To those on the council embracing this pattern of growth, it might do you well to communicate and explain to the community your reasons why. Why do you feel this is good for our town? What is the benefit? What is your vision? In the absence of this, the rest of us are left to reach our own conclusions based on the information available to us.

And in regards to this proposed annexation, that information begins with a map. A map that raises a number of questions. Why does it go halfway to DeSoto? I’m not necessarily against the idea of annexation. For example, I felt it made perfect sense to annex eastward in past years in order to block off Waukee. But is DeSoto threatening to encroach on our territory? If so, you should certainly share that information.

If the city is going to annex that far south, why stop there? Why stop immediately short of a development with about a dozen higher-end homes? The boundaries are odd and confusing. That is, until you notice a couple of the signatures on the voluntary annexation documents included in the public hearing packet and then follow up with a look at county assessor records. Then things start to become clear.

Looking at those records, you find a handful of owners, but two names that stand out: William Spencer and Jamie Myers.

Why are these names notable? Why did they catch my attention? To start, both were former top executives at the once giant but now defunct Regency Homes.

Today, under the name SF Investments LC, Spencer controls about 259 acres and under the names Heritage Woods LLC and Archangel Development LLC, Myers controls about 108 acres in the proposed annexation territory.

Further research shows another of Spencer’s companies, Landmark Development, actively promoting Heritage Woods lots, and both Landmark Development and Heritage Woods list Landmark employees as contacts. While I’ve been unable to determine ownership in Heritage Woods beyond Myers, Spencer clearly has a financial stake in the sale of its lots.

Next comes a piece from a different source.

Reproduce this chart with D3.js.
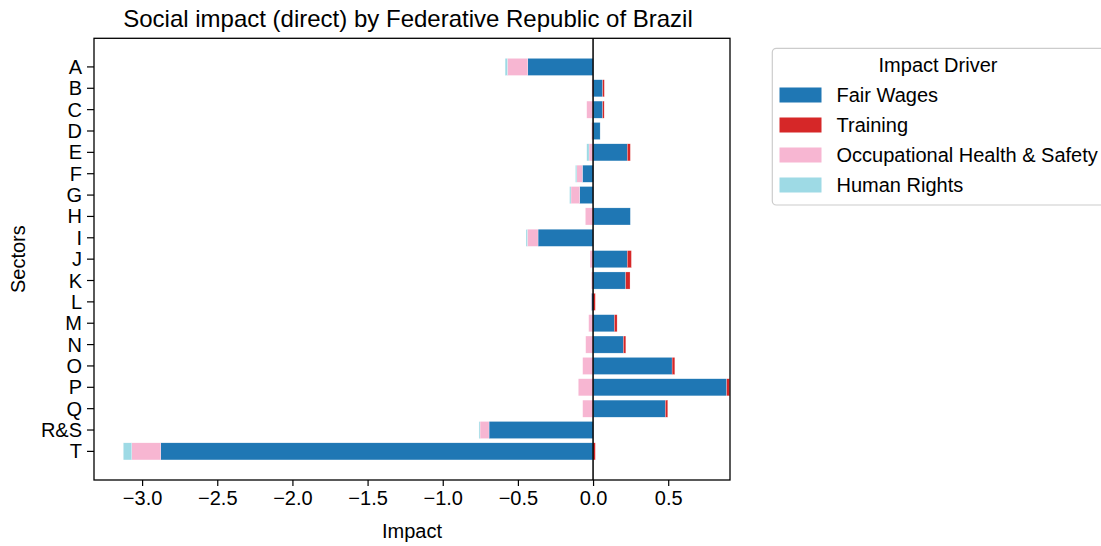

Now the fact that these two gentlemen are still working in real estate, by itself, is of course not an issue. What makes it troubling is that Spencer is the same man who currently chairs Adel’s Economic Development Commission, a commission that two Adel City Council members who have consistently voted pro-growth also sit on.

Setting aside for now the question of why on earth Adel’s Economic Development Commission is being led by a former real estate executive involved in one of the biggest corporate and real estate failures in Iowa history, the conflict of interest here on this proposed annexation is not just troubling. It is shocking.

To be clear, the same man leading Adel’s Economic Development Commission, influencing development decisions for the city, including this proposed annexation, stands to be its biggest beneficiary.

Spencer has a stake in more than one-third of the land included in the proposed annexation (367 of the total 1,012.03 acres). And not just any acres, these acres are in the southwestern corner of the proposed territory, off of the highway. the most disconnected to the current boundaries. The reason for the map and its odd boundaries becomes clear.

This raises many ethical questions and concerns, both of Spencer and of the city for allowing this situation to occur.

While I’m not certain the legality of this situation, I am certain it does not pass any sort of smell test. It reeks of impropriety and unethical behavior. And anyone who votes in favor of this annexation is certain to be covered in that stench.

Council member Mike Haynes and Council member Bob Ockerman, I thank you for your continued dedication in trying to stop this situation from occurring.

Council member Shirley McAdon and Mayor Jim Peters, I have always admired and respected your dedication to this town and our community. That makes it all the more shocking that this situation is occurring on your watch.

Please don’t sully your reputation here. Please do the right thing.